Стихотворение «Встреча» — домой дорога открыта. Но идти туда, значит от боли душевной терзаться. Нет родной хаты… хата с землёю срыта, ничего после немца не смогло в Баларуси остаться. А мысли говорят — ничего не изменилось: хаты целые стоят, горе всеми забылось. Это предстоит увидеть, но пока душа терзаема печалью, белоруса смогли немцы обидеть, покрыв землю Беларуси из мрака вуалью. Как бы не было, радостью преисполнился поэт, смыло немца-грабителя с белорусской земли, остался теперь за местным населением ответ, ему силы восстанавливать родной край необходимо найти.

Таким Бровка предстал, оценить его поэзию читатель смог, такого видеть белоруса он желал, а для потомка то — истории урок.

Автор: Константин Трунин

» Read more

Симон Чиковани «Песнь о Давиде Гурамишвили», стихи на Сталинскую премию (1944-45)

Чиковани Песнь о Давиде Гурамишвили

История человека — постоянная вражда. Не бывает дней, когда нет насилия над людьми. Такая, видимо судьба, примешь то или выразишь претензии свои. Как не поворачивай путь, увидишь необходимость о праве сильного заявлять, с того никогда человеку не свернуть, он же будет подобных себе убивать. Но это временная мера — сегодня враг, а завтра друг, вчера он — брат, после самих себя бьют. Ничего не поделаешь, не берёт человека мир, остаётся рассказывать о периодах вражды и дружбы. Некогда русский для грузина — кумир, чьи силы были очень нужны. О таком времени взялся Чиковани повествовать, про поэта Гурамишвили его рассказ, ушёл подданный Картли за Россию воевать, покинул изнывающий от междоусобиц Кавказ.

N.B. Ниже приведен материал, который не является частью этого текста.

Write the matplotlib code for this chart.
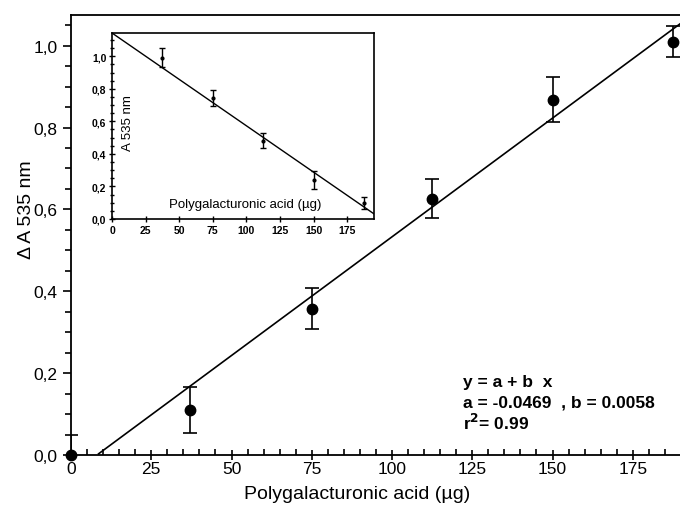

Жизнь Гурамишвили длинна, в боях с малых лет участие принимал, всегда его сопровождала война, покой он редко ощущал. Бился с лезгинами, оказывался пленён, бежал и жил среди дагестанских равнин, едва не погиб, стался спасён, помог ему тогда не грузин. Русский пахарь о Гурамишвили заботу взял, поставил на ноги поэта, пример дружбы русский пахарь подал, не надеясь получить за доброту ответа. Тогда понял Давид, русский картлийцу — брат: прав царь Вахтанг, отправившийся дружбу Петра искать. Жаль, мёртвые славных дел не вершат, с Имерети предстояло в распрях дальше пребывать.

Что было после с поэтом? Он отправился Вахтангу помочь. Чем только… советом? Судьбу грузин дано кому превозмочь? Грузию терзали, страна под игом Персии стонала. Сами грузины то знали, борьба внутри них ярче того бушевала. А Гурамишвили вне родины жил, такой же изгнанник — борьбу феодалов не поддержавший, он против Пруссии ходил, лавры воина за Россию принявший.

Как не сказать про славного мужа былых дней? Давид Гурамишвили стал за одно с русским народом. Ставил поэт картлийский целью жизни своей, стремясь породниться с православным Иваном, не с мусульманским Муродом. И если предстояло остановиться и задуматься о бывшем на долгий миг, соглашался Давид в малороссийском Миргороде жить, к содружеству с русским народом картлийский подданный привык. Казалось, того на Кавказ он уже не мог заменить.

Что до прочих стихов, которые брался Чиковани сочинять, про Картли слагать желал. Иного не собирался Симон измышлять, то стихотворениями он нам показал. О Гори вёл речь, что сам Давид Строитель основал, сумел читателя жаром мысли увлечь, лишь бы потом слов его не забывал. Про Картли больше говорил, возвышая данный край, не горами Чиковани его окружил, гораздо выше располагал Симон этот рай. От гор не деться, и горы в Картли величины небывалой, об этом душе не напеться, не скажешь о Картли как о земле малой. И торжеству победы воинов выразил Чиковани одобрение, праздником назвав, не мог он высказать тех лет впечатление, среди Грузии сынов победителем нацизма став.

Так в чём заслуга Чиковани? Писал о главном он тогда. К чему стремились советские люди сами, тому имелась большая цена. Не надо вражды, когда лучше слиться в едином порыве братства, это поможет избежать войны, станет возможно людям сбросить путы рабства. К чему доказывать превосходство? Ведь каждому мил край, ему родной. Разве скажешь про уродство, являющееся обратной стороной. Нет, на надо восхищаться краем, нельзя возносить собственный народ: этим мы друг друга возбуждаем, думая, быть предстоит на положении господ. Да, Чиковани с любовью Картли возвышал, видел в русских братьев на века, только разве против сего другой народ не воевал, кому краше прочих казалась его родная страна?